Monday, November 22, 2010

 

Page 3

 

Officer’s Cancer Death Not Service-Connected—C.A.

 

By SHERRI M. OKAMOTO, Staff Writer

 

This district’s Court of Appeal on Friday upheld the denial of service-connected death benefits to the widow of a Los Angeles deputy sheriff.

Div. One concluded the government had rebutted the statutory presumption that David Sameyah’s exposure to known carcinogens during the performance of his job duties was not reasonably linked to the non-Hodgkin’s lymphoma which killed him at the age of 47.

Sameyah allegedly began experiencing abdominal pain in 2002 and was diagnosed with having a stomach ulcer. A biopsy of the ulcer indicated gastric lymphoma, and it was later determined Sameyah had Burkitt’s lymphoma, a rare but aggressive form of cancer.

After Sameyah’s death in 2004, his widow filed an application with the Los Angeles County Employees Retirement Association for service-connected survivor benefits. Karen Sameyah alleged that her husband’s lymphoma was the result of his exposure to carcinogens during the seven years he worked as a deputy sheriff assigned to the North County Correctional Facility and Lennox Station near the Los Angeles International Airport.

LACERA denied Karen Sameyah’s application and she filed a petition for peremptory writ of mandate, seeking an order compelling the agency to reverse its decision.

She contended that her husband was exposed to known carcinogens at work, including “asbestos, lead, benzene, burnt jet fuel, other fuel oils, gasoline, diesel and engine exhaust, radio transmissions and petroleum solvents.”

Her medical expert also asserted that “research has indicated that Epstein-Barr virus, a common viral pathogen, is a risk factor for the development of Burkitt’s” and that David Sameyah’s occupation as a peace officer exposed him to “incarcerated individuals with poor personal hygiene, IV drug users, patients with HIV, and the homeless populations” who were known to harbor infectious disease at a higher rate.

Los Angeles Superior Court Judge David P. Yaffe declined the requested relief. He explained that David Sameyah’s lymphoma was presumed to be service-connected under Government Code Sec. 31720.6(a), which provides that cancer “shall be presumed to arise our of and in the course of employment” for any active member of law enforcement who has completed five years or more of service.

However subsection (c), provides that this presumption “may be controverted by evidence, that the carcinogen to which the member has demonstrated exposure is not reasonably linked to the disabling cancer, provided that the primary site of the cancer has been established.”

Yaffe determined that LACERA had made the requisite showing outlined in subsection (c), and Justice Victoria Gerrard Chaney concluded that substantial evidence supported Yaffe’s decision in her opinion for the appellate court.
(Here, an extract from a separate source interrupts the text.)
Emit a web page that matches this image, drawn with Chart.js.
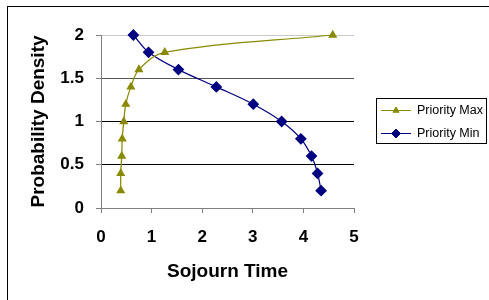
<!DOCTYPE html>
<html>
<head>
<meta charset="utf-8">
<script src="https://cdn.jsdelivr.net/npm/chart.js@4.4.1/dist/chart.umd.min.js"></script>
<style>
  html, body { margin: 0; padding: 0; background: #fff; }
  #wrap { width: 489px; height: 300px; position: relative; }
</style>
</head>
<body>
<div id="wrap"><canvas id="chart"></canvas></div>
<script>
// values
const seriesNames = ['Priority Max', 'Priority Min'];
const maxX = [0.39, 0.39, 0.41, 0.42, 0.45, 0.49, 0.59, 0.75, 1.26, 4.58];
const maxY = [0.2, 0.4, 0.6, 0.8, 1.0, 1.2, 1.4, 1.6, 1.8, 2.0];
const minX = [0.64, 0.94, 1.53, 2.28, 3.01, 3.57, 3.95, 4.16, 4.28, 4.35];
const minY = [2.0, 1.8, 1.6, 1.4, 1.2, 1.0, 0.8, 0.6, 0.4, 0.2];
const xTicks = [0, 1, 2, 3, 4, 5];
const yTicks = [0, 0.5, 1, 1.5, 2];

const toPoints = (xs, ys) => xs.map((x, i) => ({ x: x, y: ys[i] }));

Chart.defaults.font.family = "'Liberation Sans', Arial, sans-serif";
Chart.defaults.color = '#000';

// outer frame, cut off at right and bottom like the picture
const framePlugin = {
    id: 'frame',
    beforeDraw(chart) {
        const ctx = chart.ctx;
        ctx.save();
        ctx.strokeStyle = '#000';
        ctx.lineWidth = 1;
        ctx.strokeRect(7.5, 6.5, 600, 400);
        ctx.restore();
    }
};

// boxed legend to the right of the plot
const boxLegend = {
    id: 'boxLegend',
    afterDraw(chart) {
        const ctx = chart.ctx;
        ctx.save();
        ctx.strokeStyle = '#000';
        ctx.lineWidth = 1;
        ctx.strokeRect(376.5, 98.5, 110, 45);
        chart.data.datasets.forEach((ds, i) => {
            const y = 110.5 + i * 23;
            ctx.strokeStyle = ds.borderColor;
            ctx.lineWidth = 1;
            ctx.beginPath();
            ctx.moveTo(381, y);
            ctx.lineTo(411, y);
            ctx.stroke();
            ctx.fillStyle = ds.backgroundColor;
            Chart.helpers.drawPoint(ctx, {
                pointStyle: ds.pointStyle,
                radius: ds.pointRadius - 0.5,
                rotation: 0,
                borderWidth: 1
            }, 396, y);
            ctx.fillStyle = '#000';
            ctx.font = "12.5px 'Liberation Sans', Arial, sans-serif";
            ctx.textBaseline = 'middle';
            ctx.textAlign = 'left';
            ctx.fillText(ds.label, 417, y);
        });
        ctx.restore();
    }
};

new Chart(document.getElementById('chart'), {
    type: 'scatter',
    data: {
        datasets: [
            {
                label: seriesNames[0],
                data: toPoints(maxX, maxY),
                showLine: true,
                tension: 0.35,
                borderColor: '#8a8a00',
                backgroundColor: '#8a8a00',
                borderWidth: 1.25,
                pointStyle: 'triangle',
                pointRadius: 4,
                pointHoverRadius: 4,
                clip: false
            },
            {
                label: seriesNames[1],
                data: toPoints(minX, minY),
                showLine: true,
                tension: 0.35,
                borderColor: '#000080',
                backgroundColor: '#000080',
                borderWidth: 1.25,
                pointStyle: 'rectRot',
                pointRadius: 5,
                pointHoverRadius: 5,
                clip: false
            }
        ]
    },
    options: {
        responsive: true,
        maintainAspectRatio: false,
        animation: false,
        layout: { padding: { left: 27, top: 35, right: 135, bottom: 17 } },
        plugins: {
            legend: { display: false },
            tooltip: { enabled: false }
        },
        scales: {
            x: {
                type: 'linear',
                min: 0,
                max: 5,
                afterBuildTicks: s => { s.ticks = xTicks.map(v => ({ value: v })); },
                afterFit: s => { s.height = 75; },
                border: { color: '#808080', width: 1 },
                grid: { drawOnChartArea: false, drawTicks: true, tickLength: 5, tickColor: '#808080' },
                ticks: { padding: 14, font: { size: 17, weight: 'bold' }, callback: v => String(v) },
                title: {
                    display: true,
                    text: 'Sojourn Time',
                    padding: 0,
                    font: { size: 19, weight: 'bold' }
                }
            },
            y: {
                min: 0,
                max: 2,
                afterBuildTicks: s => { s.ticks = yTicks.map(v => ({ value: v })); },
                afterFit: s => { s.width = 74; },
                border: { color: '#808080', width: 1 },
                grid: {
                    color: c => {
                        const v = c.tick && c.tick.value;
                        if (v === 0) return '#808080';
                        if (v === 2) return '#c8c8c8';
                        if (v === 1.5) return '#555';
                        return '#000';
                    },
                    tickColor: '#808080',
                    tickLength: 5
                },
                ticks: { padding: 12, font: { size: 17, weight: 'bold' }, callback: v => String(v) },
                title: {
                    display: true,
                    text: 'Probability Density',
                    padding: 0,
                    font: { size: 19, weight: 'bold' }
                }
            }
        }
    },
    plugins: [framePlugin, boxLegend]
});
</script>
</body>
</html>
Chaney noted that experts for LACERA and Karen Sameyah linked the development of Burkitt’s lymphoma to the Epstein-Barr strain of herpes viruses, but there was no evidence David Sameyah was exposed to this virus as a result of his job duties.

“Evidence that Mr. Sameyah might have come into contact with an inmate or suspect who might have had a virus is not sufficient evidence of a carcinogenic exposure,” she said.
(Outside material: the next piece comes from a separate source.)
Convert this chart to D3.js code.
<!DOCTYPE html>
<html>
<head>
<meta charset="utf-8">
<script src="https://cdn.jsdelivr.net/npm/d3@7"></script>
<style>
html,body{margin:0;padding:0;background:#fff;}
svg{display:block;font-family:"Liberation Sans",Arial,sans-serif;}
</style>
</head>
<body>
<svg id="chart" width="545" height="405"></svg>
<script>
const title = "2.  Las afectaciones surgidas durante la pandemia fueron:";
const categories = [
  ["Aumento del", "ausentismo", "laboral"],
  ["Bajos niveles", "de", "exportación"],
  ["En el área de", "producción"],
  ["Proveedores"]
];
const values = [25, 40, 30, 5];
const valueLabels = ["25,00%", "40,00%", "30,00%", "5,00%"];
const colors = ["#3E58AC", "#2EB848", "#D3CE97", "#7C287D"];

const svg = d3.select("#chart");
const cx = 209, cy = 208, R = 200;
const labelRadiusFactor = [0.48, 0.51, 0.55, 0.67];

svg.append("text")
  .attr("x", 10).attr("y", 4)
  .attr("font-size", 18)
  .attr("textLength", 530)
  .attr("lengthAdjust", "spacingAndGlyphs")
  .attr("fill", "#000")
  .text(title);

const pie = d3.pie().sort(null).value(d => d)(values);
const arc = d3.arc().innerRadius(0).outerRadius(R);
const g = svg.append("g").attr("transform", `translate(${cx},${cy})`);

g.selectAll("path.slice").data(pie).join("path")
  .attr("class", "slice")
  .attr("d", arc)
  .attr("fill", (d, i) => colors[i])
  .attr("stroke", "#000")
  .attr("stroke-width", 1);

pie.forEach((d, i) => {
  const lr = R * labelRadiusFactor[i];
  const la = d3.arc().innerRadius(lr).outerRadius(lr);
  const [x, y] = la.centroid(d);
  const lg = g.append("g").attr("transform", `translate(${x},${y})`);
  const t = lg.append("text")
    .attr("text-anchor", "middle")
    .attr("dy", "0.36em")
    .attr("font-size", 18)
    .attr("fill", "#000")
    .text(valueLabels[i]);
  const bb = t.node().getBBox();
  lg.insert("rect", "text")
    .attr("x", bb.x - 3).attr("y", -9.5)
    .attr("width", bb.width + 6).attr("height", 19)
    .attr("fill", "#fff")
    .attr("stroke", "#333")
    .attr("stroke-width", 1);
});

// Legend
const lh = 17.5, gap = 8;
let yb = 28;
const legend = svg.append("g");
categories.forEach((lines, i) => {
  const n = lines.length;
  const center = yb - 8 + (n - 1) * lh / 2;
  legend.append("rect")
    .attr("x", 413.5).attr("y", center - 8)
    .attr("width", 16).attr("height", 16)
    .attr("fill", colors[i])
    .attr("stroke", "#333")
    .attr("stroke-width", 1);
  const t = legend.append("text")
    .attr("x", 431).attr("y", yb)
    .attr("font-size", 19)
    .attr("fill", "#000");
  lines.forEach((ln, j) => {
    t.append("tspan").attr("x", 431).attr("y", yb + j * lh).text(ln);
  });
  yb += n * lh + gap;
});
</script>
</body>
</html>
Combined with evidence that the latency period for cancers based on the type of chemical exposure alleged in the complaint was longer than the period of David Sameyah’s employment, the justice concluded LACERA’s showing was sufficient to rebut Sec. 31720.6(a)’s presumption.
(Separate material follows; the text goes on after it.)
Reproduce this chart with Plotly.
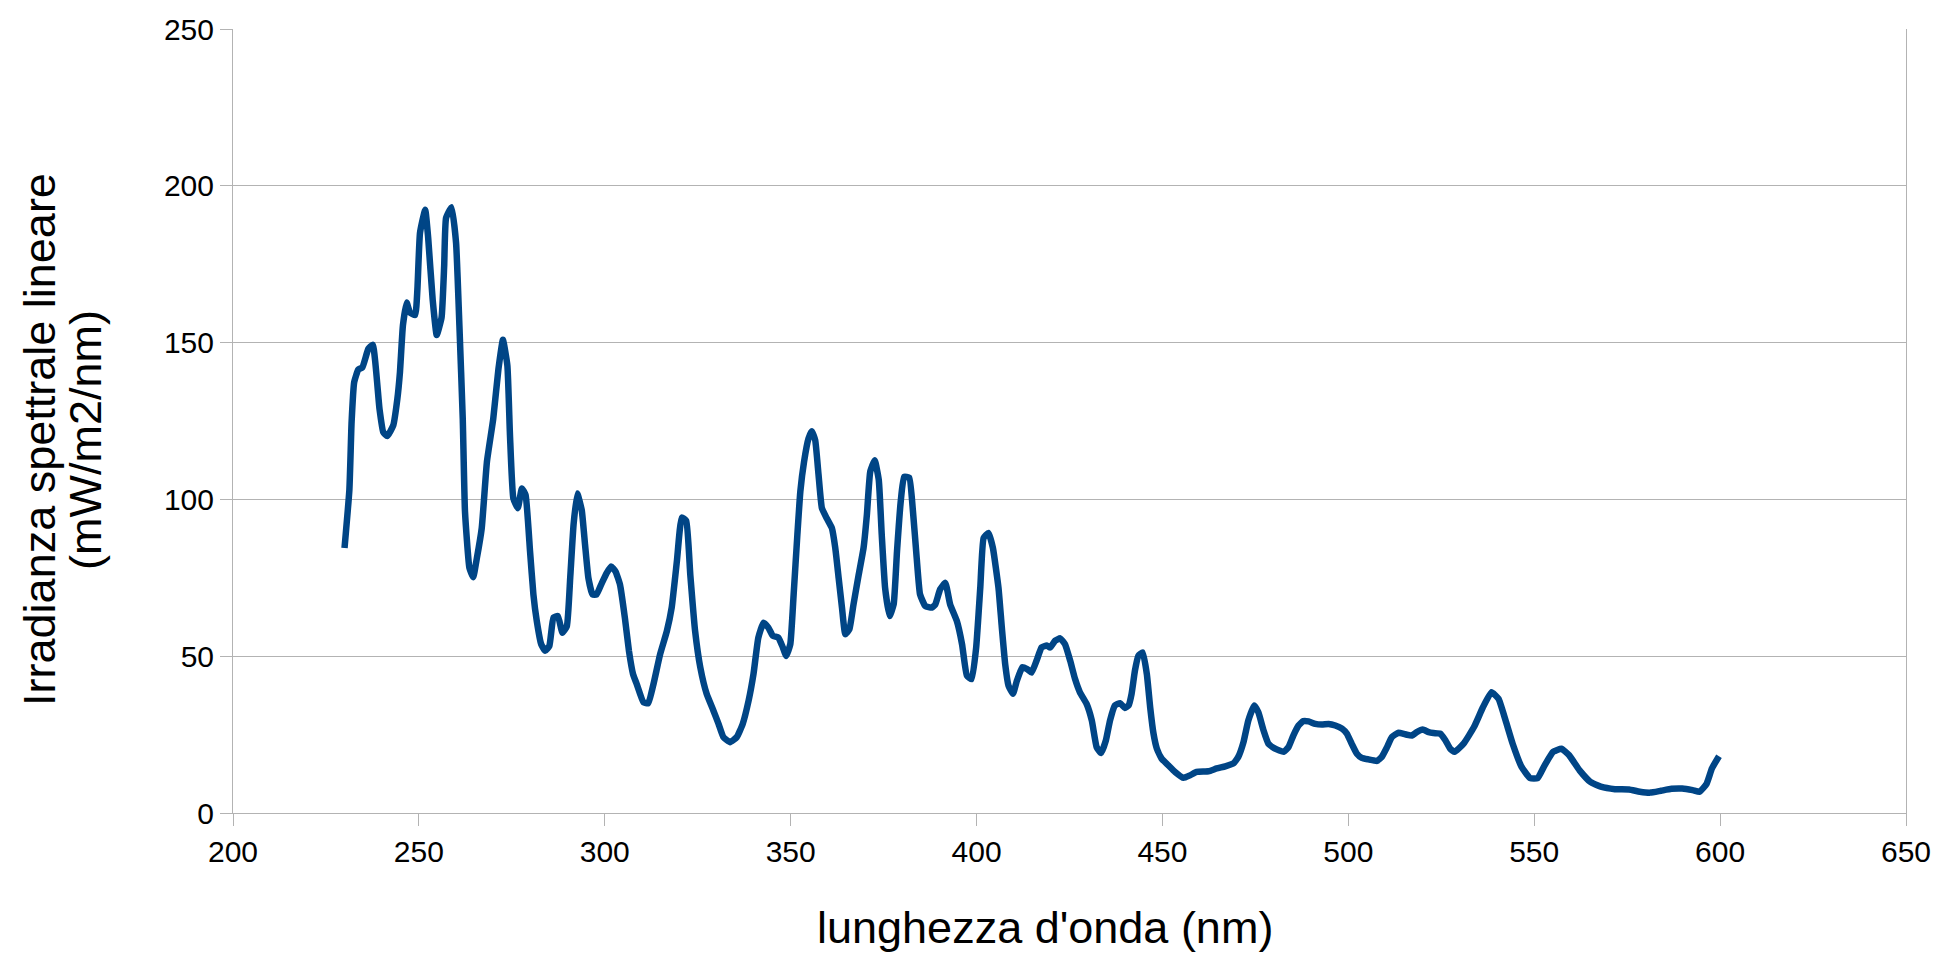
import plotly.graph_objects as go

# Spectral irradiance samples
wavelength_nm = [
    230.0, 231.3, 231.9, 232.6, 233.7, 234.8, 236.4, 237.6, 239.4, 240.4,
    241.5, 243.1, 244.2, 244.9, 245.7, 246.7, 247.6, 249.0, 249.6, 250.3,
    251.7, 252.5, 253.7, 254.8, 256.1, 256.8, 257.3, 258.8, 260.0, 260.9,
    261.8, 262.4, 263.6, 264.6, 265.6, 266.9, 268.3, 270.0, 271.4, 272.6,
    273.8, 274.5, 275.4, 276.6, 277.7, 278.7, 279.9, 280.8, 281.7, 282.9,
    284.0, 285.1, 286.2, 287.4, 288.6, 289.8, 290.7, 291.6, 292.6, 293.8,
    294.7, 295.6, 296.7, 297.8, 299.2, 300.5, 301.7, 302.9, 304.1, 305.4,
    306.5, 307.6, 308.6, 310.4, 311.7, 313.1, 314.9, 316.7, 318.0, 319.4,
    320.7, 321.9, 323.0, 324.3, 325.7, 327.4, 329.2, 330.6, 331.9, 333.7,
    335.5, 337.1, 338.7, 340.0, 341.3, 342.7, 344.0, 345.2, 346.7, 347.9,
    348.8, 349.9, 350.8, 351.8, 352.6, 353.6, 354.8, 355.7, 356.6, 357.5,
    358.4, 359.7, 361.1, 362.0, 362.9, 363.8, 364.7, 365.8, 366.9, 368.3,
    369.6, 370.5, 371.4, 372.6, 373.7, 374.5, 375.4, 376.6, 377.7, 378.6,
    379.6, 380.5, 381.9, 382.9, 383.9, 384.8, 386.2, 388.0, 388.9, 390.2,
    391.6, 392.9, 394.7, 396.1, 397.4, 398.7, 399.9, 401.0, 401.9, 403.2,
    404.4, 405.9, 406.8, 407.7, 408.6, 409.8, 410.8, 412.3, 413.6, 414.8,
    416.2, 417.5, 418.9, 419.8, 421.1, 422.5, 423.8, 425.2, 426.5, 427.8,
    429.6, 431.0, 432.3, 433.5, 434.8, 435.9, 437.2, 438.6, 439.9, 440.9,
    441.7, 442.6, 443.5, 444.7, 445.8, 446.7, 447.6, 448.5, 449.8, 451.6,
    453.4, 455.7, 457.4, 459.2, 462.4, 464.6, 466.9, 469.1, 470.4, 471.8,
    473.1, 474.7, 475.8, 477.2, 478.5, 480.3, 482.6, 483.9, 485.2, 486.6,
    487.9, 489.3, 491.1, 492.9, 494.7, 496.5, 498.3, 499.6, 500.9, 502.3,
    503.6, 505.4, 507.7, 509.0, 510.4, 511.7, 513.5, 515.3, 517.1, 518.4,
    520.0, 521.6, 522.9, 524.7, 526.1, 527.4, 528.6, 531.0, 533.8, 536.2,
    538.5, 540.4, 542.3, 544.2, 546.6, 548.9, 550.9, 552.8, 555.1, 557.3,
    559.4, 562.2, 565.1, 567.9, 571.7, 575.5, 578.4, 581.2, 584.1, 586.9,
    589.8, 592.6, 594.5, 596.4, 597.8, 599.7,
]

irradiance = [
    84.5, 103.0, 124.7, 137.4, 141.4, 142.1, 148.0, 149.3, 128.9, 121.5,
    120.2, 123.6, 132.0, 140.5, 155.4, 162.8, 159.6, 158.8, 167.0, 185.0,
    192.4, 183.4, 163.8, 152.4, 158.0, 174.4, 189.7, 193.2, 181.8, 155.4,
    125.7, 96.1, 78.1, 75.2, 81.3, 90.8, 112.0, 125.7, 141.6, 150.9,
    142.7, 120.5, 100.4, 97.2, 103.5, 101.4, 83.4, 69.7, 61.3, 53.8,
    51.7, 53.3, 62.3, 62.8, 57.5, 59.6, 74.9, 91.9, 101.9, 96.6,
    85.5, 74.9, 69.7, 69.7, 73.3, 76.5, 78.6, 77.0, 72.8, 62.3,
    51.7, 44.3, 41.1, 35.3, 35.0, 41.1, 50.7, 58.0, 65.5, 80.3,
    94.2, 93.2, 76.0, 58.0, 46.4, 38.0, 32.7, 28.4, 24.2, 22.6,
    24.2, 28.4, 35.9, 44.3, 55.9, 60.7, 59.1, 56.5, 55.9, 52.8,
    50.1, 53.8, 69.7, 88.7, 102.5, 112.0, 119.4, 121.7, 118.9, 107.8,
    97.2, 94.0, 90.8, 84.5, 75.0, 65.5, 57.0, 58.6, 66.5, 76.0,
    84.5, 95.1, 108.8, 112.5, 106.2, 88.7, 71.8, 62.8, 66.5, 83.4,
    99.3, 107.2, 106.9, 96.1, 81.3, 69.7, 66.0, 65.5, 66.5, 71.3,
    73.4, 66.5, 61.2, 53.8, 43.8, 42.7, 52.8, 71.8, 87.7, 89.3,
    84.5, 71.8, 59.1, 47.5, 40.6, 38.0, 42.0, 46.5, 45.9, 44.8,
    48.8, 52.8, 53.4, 52.8, 54.9, 55.7, 53.8, 48.5, 42.7, 38.5,
    34.8, 29.5, 21.0, 19.1, 23.2, 29.5, 34.3, 35.0, 33.5, 34.3,
    38.0, 45.4, 50.1, 51.2, 44.3, 33.7, 25.3, 20.5, 17.3, 15.2,
    13.1, 11.2, 12.0, 13.1, 13.3, 14.2, 14.9, 15.8, 17.9, 22.6,
    29.5, 34.3, 32.1, 26.3, 22.1, 20.5, 19.5, 21.0, 24.7, 27.9,
    29.3, 29.2, 28.4, 28.2, 28.4, 27.9, 26.9, 25.3, 22.1, 18.9,
    17.6, 17.1, 16.6, 17.9, 21.0, 24.2, 25.6, 25.1, 24.7, 25.8,
    26.6, 25.8, 25.5, 25.3, 23.2, 20.5, 19.5, 22.1, 27.4, 33.7,
    38.5, 36.4, 29.5, 22.1, 14.7, 11.1, 11.1, 15.2, 19.5, 20.5,
    18.4, 13.6, 9.9, 8.4, 7.6, 7.5, 6.8, 6.5, 7.1, 7.7,
    7.8, 7.3, 6.8, 9.4, 14.2, 18.1,
]

x_tick_values = [200, 250, 300, 350, 400, 450, 500, 550, 600, 650]
y_tick_values = [0, 50, 100, 150, 200, 250]

x_title = "lunghezza d'onda (nm)"
y_title_lines = ["Irradianza spettrale lineare", "(mW/m2/nm)"]

W, H = 1952, 958
M_L, M_R, M_T, M_B = 233, 46, 25, 145
PLOT_W = W - M_L - M_R
PLOT_H = H - M_T - M_B

GRID = "#b3b3b3"
LINE = "#004586"
FONT = "Liberation Sans, Arial, sans-serif"
TICK_SIZE = 30


def px_to_paper_x(px):
    return (px - M_L) / PLOT_W


def px_to_paper_y(py):
    return (H - M_B - py) / PLOT_H


fig = go.Figure()
fig.add_trace(go.Scatter(
    x=wavelength_nm,
    y=irradiance,
    mode="lines",
    line=dict(color=LINE, width=6.5, shape="spline", smoothing=0.4),
    showlegend=False,
    hoverinfo="x+y",
))

fig.update_layout(
    width=W,
    height=H,
    margin=dict(l=M_L, r=M_R, t=M_T, b=M_B, pad=0),
    paper_bgcolor="white",
    plot_bgcolor="white",
    font=dict(family=FONT, color="black", size=TICK_SIZE),
    xaxis=dict(
        range=[200, 650],
        tickvals=x_tick_values,
        ticks="outside",
        ticklen=12,
        tickcolor=GRID,
        tickwidth=1,
        showgrid=False,
        zeroline=False,
        showline=True,
        linecolor=GRID,
        linewidth=1,
        tickfont=dict(size=TICK_SIZE, family=FONT, color="black"),
    ),
    yaxis=dict(
        range=[0, 250],
        tickvals=y_tick_values,
        ticks="outside",
        ticklen=12,
        tickcolor=GRID,
        tickwidth=1,
        showgrid=True,
        gridcolor=GRID,
        gridwidth=1,
        zeroline=False,
        showline=True,
        mirror=True,
        linecolor=GRID,
        linewidth=1,
        tickfont=dict(size=TICK_SIZE, family=FONT, color="black"),
    ),
)

fig.add_annotation(
    text=x_title,
    xref="paper", yref="paper",
    x=px_to_paper_x(1045), y=px_to_paper_y(928),
    xanchor="center", yanchor="middle",
    showarrow=False,
    font=dict(size=45, family=FONT, color="black"),
)

for cx, line_text in zip([40, 86], y_title_lines):
    fig.add_annotation(
        text=line_text,
        xref="paper", yref="paper",
        x=px_to_paper_x(cx), y=px_to_paper_y(438),
        xanchor="center", yanchor="middle",
        textangle=-90,
        showarrow=False,
        font=dict(size=45, family=FONT, color="black"),
    )

fig.write_html("out.html")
Presiding Justice Robert M. Mallano and Justice Jeffrey W. Johnson joined Chaney in her decision.

Sameyah was represented by Thomas J. Wicke and Allison E. Barrett of Lewis, Marenstein, Wicke, Sherwin & Lee for Sameyah and LACERA by attorneys Robert Van Der Volgen and James J. Castranova.

The case is Sameyah v. Los Angeles County Employees Retirement Association, 10 S.O.S. 6532.